- Born: 20 March 2003 Diyarbakır, Turkey
- Died: 15 October 2024 (aged 21) Van, Turkey
- Resting place: Yeniköy, Bağlar, Diyarbakır
- Education: Van Yüzüncü Yıl University
- Occupation: Student (Child Development Department)
- Known for: Drawing public attention due to her disappearance and tragic death

= Death of Rojin Kabaiş =

Death of a Turkish woman

The death of Rojin Kabaiş came to light after her body was discovered on the shore of Lake Van, near Mollakasım neighbourhood in the Tuşba district of Van Province, Turkey.

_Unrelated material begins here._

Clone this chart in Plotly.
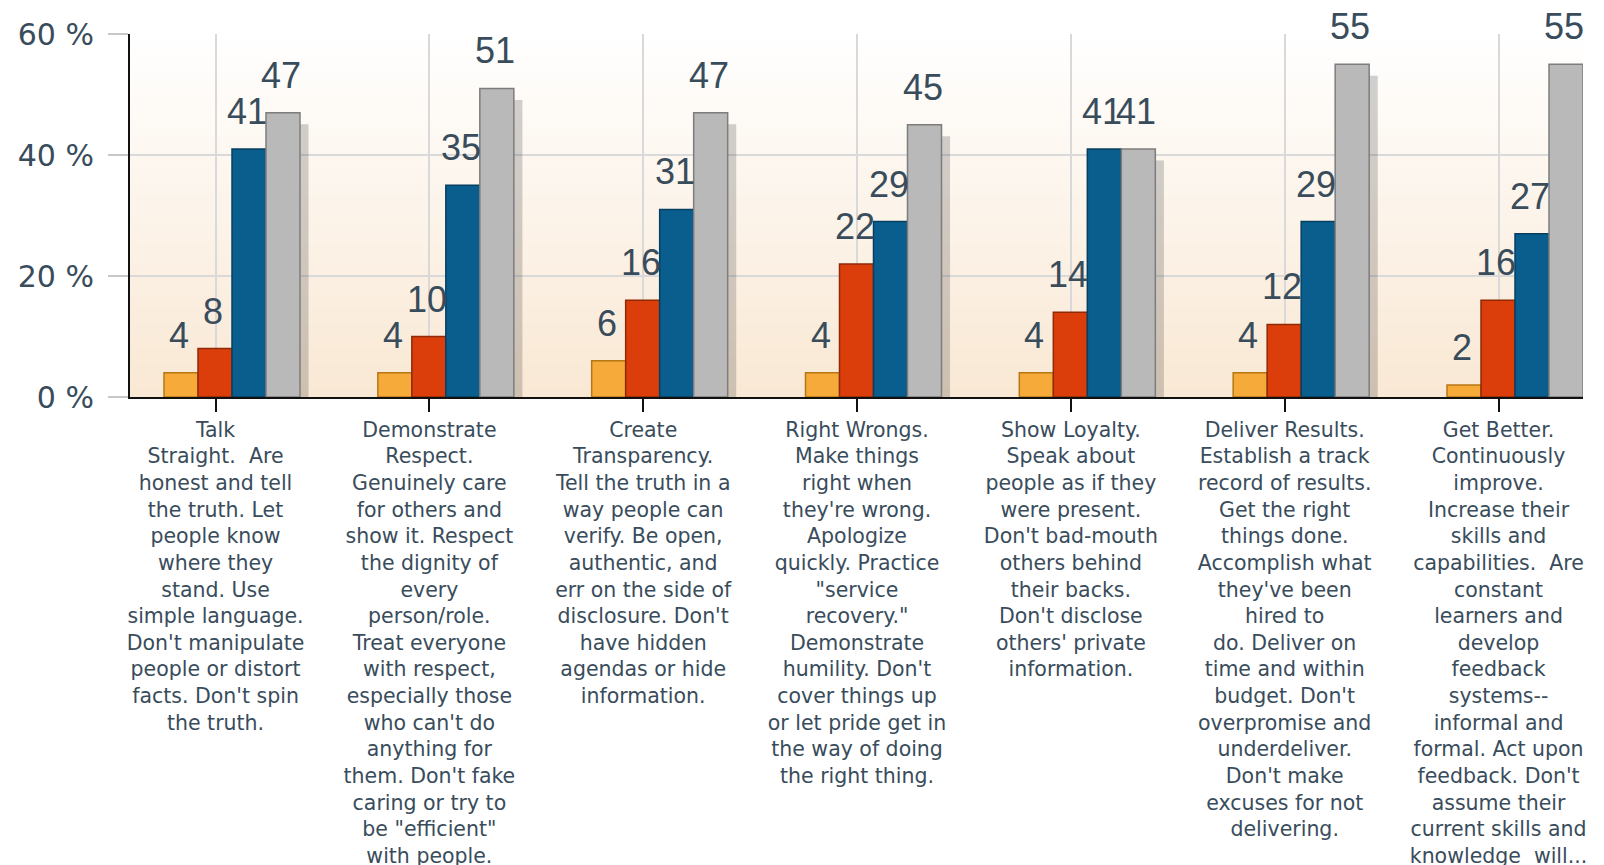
import base64
import struct
import zlib
import plotly.graph_objects as go

categories = [
    "Talk<br>Straight.  Are<br>honest and tell<br>the truth. Let<br>people know<br>where they<br>stand. Use<br>simple language.<br>Don't manipulate<br>people or distort<br>facts. Don't spin<br>the truth.",
    "Demonstrate<br>Respect.<br>Genuinely care<br>for others and<br>show it. Respect<br>the dignity of<br>every<br>person/role.<br>Treat everyone<br>with respect,<br>especially those<br>who can't do<br>anything for<br>them. Don't fake<br>caring or try to<br>be \"efficient\"<br>with people.",
    "Create<br>Transparency.<br>Tell the truth in a<br>way people can<br>verify. Be open,<br>authentic, and<br>err on the side of<br>disclosure. Don't<br>have hidden<br>agendas or hide<br>information.",
    "Right Wrongs.<br>Make things<br>right when<br>they're wrong.<br>Apologize<br>quickly. Practice<br>\"service<br>recovery.\"<br>Demonstrate<br>humility. Don't<br>cover things up<br>or let pride get in<br>the way of doing<br>the right thing.",
    "Show Loyalty.<br>Speak about<br>people as if they<br>were present.<br>Don't bad-mouth<br>others behind<br>their backs.<br>Don't disclose<br>others' private<br>information.",
    "Deliver Results.<br>Establish a track<br>record of results.<br>Get the right<br>things done.<br>Accomplish what<br>they've been<br>hired to<br>do. Deliver on<br>time and within<br>budget. Don't<br>overpromise and<br>underdeliver.<br>Don't make<br>excuses for not<br>delivering.",
    "Get Better.<br>Continuously<br>improve.<br>Increase their<br>skills and<br>capabilities.  Are<br>constant<br>learners and<br>develop<br>feedback<br>systems--<br>informal and<br>formal. Act upon<br>feedback. Don't<br>assume their<br>current skills and<br>knowledge  will...",
]

series_orange = [4, 4, 6, 4, 4, 4, 2]
series_red = [8, 10, 16, 22, 14, 12, 16]
series_blue = [41, 35, 31, 29, 41, 29, 27]
series_gray = [47, 51, 47, 45, 41, 55, 55]

y_tick_vals = [0, 20, 40, 60]
y_tick_text = ["0 %", "20 %", "40 %", "60 %"]

# ---- styling ----
fills = ["#f5aa3a", "#dc3e0b", "#0a5e8e", "#b9b9b9"]
borders = ["#b77716", "#8f2906", "#073f60", "#7d7d7d"]
text_color = "#394c5b"
bar_w = 0.159
group_start = -0.318
tick_shift = -0.077
x_range = [-0.477, 6.318]


def gradient_png(top, bottom, h=128):
    rows = b""
    for r in range(h):
        t = r / (h - 1)
        px = bytes(int(round(top[c] + (bottom[c] - top[c]) * t)) for c in range(3))
        rows += b"\x00" + px
    def chunk(tag, data):
        c = struct.pack(">I", len(data)) + tag + data
        return c + struct.pack(">I", zlib.crc32(tag + data) & 0xFFFFFFFF)
    png = b"\x89PNG\r\n\x1a\n"
    png += chunk(b"IHDR", struct.pack(">IIBBBBB", 1, h, 8, 2, 0, 0, 0))
    png += chunk(b"IDAT", zlib.compress(rows))
    png += chunk(b"IEND", b"")
    return "data:image/png;base64," + base64.b64encode(png).decode()


fig = go.Figure()
all_series = [series_orange, series_red, series_blue, series_gray]
xs = list(range(len(categories)))

# soft shadows
for k, vals in enumerate(all_series):
    fig.add_trace(go.Bar(
        x=xs, y=[v - 1.3 for v in vals], base=-0.6,
        width=bar_w, offset=group_start + k * bar_w + 0.04,
        marker=dict(color="rgba(50,50,50,0.22)", line=dict(width=0)),
        hoverinfo="skip", showlegend=False,
    ))

for k, vals in enumerate(all_series):
    fig.add_trace(go.Bar(
        x=xs, y=vals, width=bar_w, offset=group_start + k * bar_w,
        marker=dict(color=fills[k], line=dict(color=borders[k], width=1.5)),
        showlegend=False,
    ))

annotations = []
for k, vals in enumerate(all_series):
    for i, v in enumerate(vals):
        annotations.append(dict(
            x=i + group_start + k * bar_w + bar_w / 2, y=v, text=str(v),
            showarrow=False, yanchor="bottom", xanchor="center",
            yshift=15, xshift=-2,
            font=dict(family="Liberation Sans, Arial", size=36, color=text_color),
        ))

fig.update_layout(
    width=1604, height=865,
    margin=dict(l=122, r=29, t=26, b=476),
    paper_bgcolor="white",
    plot_bgcolor="rgba(0,0,0,0)",
    barmode="overlay",
    showlegend=False,
    annotations=annotations,
    images=[dict(
        source=gradient_png((255, 255, 255), (249, 232, 212)),
        xref="paper", yref="paper", x=0, y=1, sizex=1, sizey=1,
        xanchor="left", yanchor="top", sizing="stretch", layer="below",
    )],
    xaxis=dict(
        range=x_range,
        tickmode="array",
        tickvals=[i + tick_shift for i in xs],
        ticktext=categories,
        ticks="outside", ticklen=13, tickwidth=2, tickcolor="#111111",
        showgrid=True, gridcolor="#d9d9d9", gridwidth=1.5,
        showline=True, linecolor="#111111", linewidth=2,
        zeroline=False,
        tickangle=0,
        tickfont=dict(family="DejaVu Sans", size=20.5, color=text_color),
        automargin=False,
    ),
    yaxis=dict(
        range=[0, 60],
        tickmode="array",
        tickvals=y_tick_vals,
        ticktext=y_tick_text,
        ticks="outside", ticklen=20, tickwidth=1.5, tickcolor="#c8c8c8",
        showgrid=True, gridcolor="#d9d9d9", gridwidth=1.5,
        showline=True, linecolor="#111111", linewidth=2,
        zeroline=False,
        ticklabelstandoff=8,
        tickfont=dict(family="DejaVu Sans", size=30, color=text_color),
        automargin=False,
    ),
)

fig.write_html("out.html")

Kabaiş was a first-year student in the Child Development Department at Van Yüzüncü Yıl University. An initial examination conducted at the Van Forensic Medicine Institution found no evidence of sharp-force or gunshot wounds, and no bone fractures were detected. However, discoloration was observed on the neck, knee, and arm areas. The report stated that samples of blood, urine, and internal organs were sent to the Istanbul Forensic Medicine Institute to determine the exact cause of death.

== Course of events ==
Kabaiş had moved from Diyarbakır to Van for her studies. She was reported missing on 27 September 2024. After an 18-day search, her body was discovered on 15 October 2024 on the shore of Lake Van, near Mollakasım Village. A forensic report dated 6 November 2024 stated that DNA samples belonging to two different men were detected; however, no conclusive or suspicious findings were identified from those samples. On 15 October 2025, a parliamentary motion submitted by the Peoples’ Equality and Democracy Party (DEM Party) to investigate Rojin Kabaiş's death was rejected in the Grand National Assembly of Turkey (TBMM) with the votes of the Justice and Development Party (AKP) and the Nationalist Movement Party (MHP).

=== Meeting with Justice Minister ===
On 6 May 2026, Turkish Justice Minister Akın Gürlek met with the family of Rojin Kabaiş regarding the investigation into her death. According to the Ministry of Justice, the family was informed about the progress of the investigation, and Kabaiş's mobile phone was undergoing forensic examination as part of the inquiry.

== Death ==
Rojin Kabaiş's family rejected claims that she had committed suicide or drowned, stating that she did not die in such a way. Journalist Nadiye Gürbüz reported on the suspicious circumstances of Kabaiş's death, and criticised the lack of attention paid to it by the mainstream media in Turkey.

== Protests ==
In Eskişehir a mural created in memory of Rojin Kabaiş was vandalized. The phrase “What happened to Rojin?” and Kabaiş's portrait were defaced, and a Turkish flag was drawn next to them.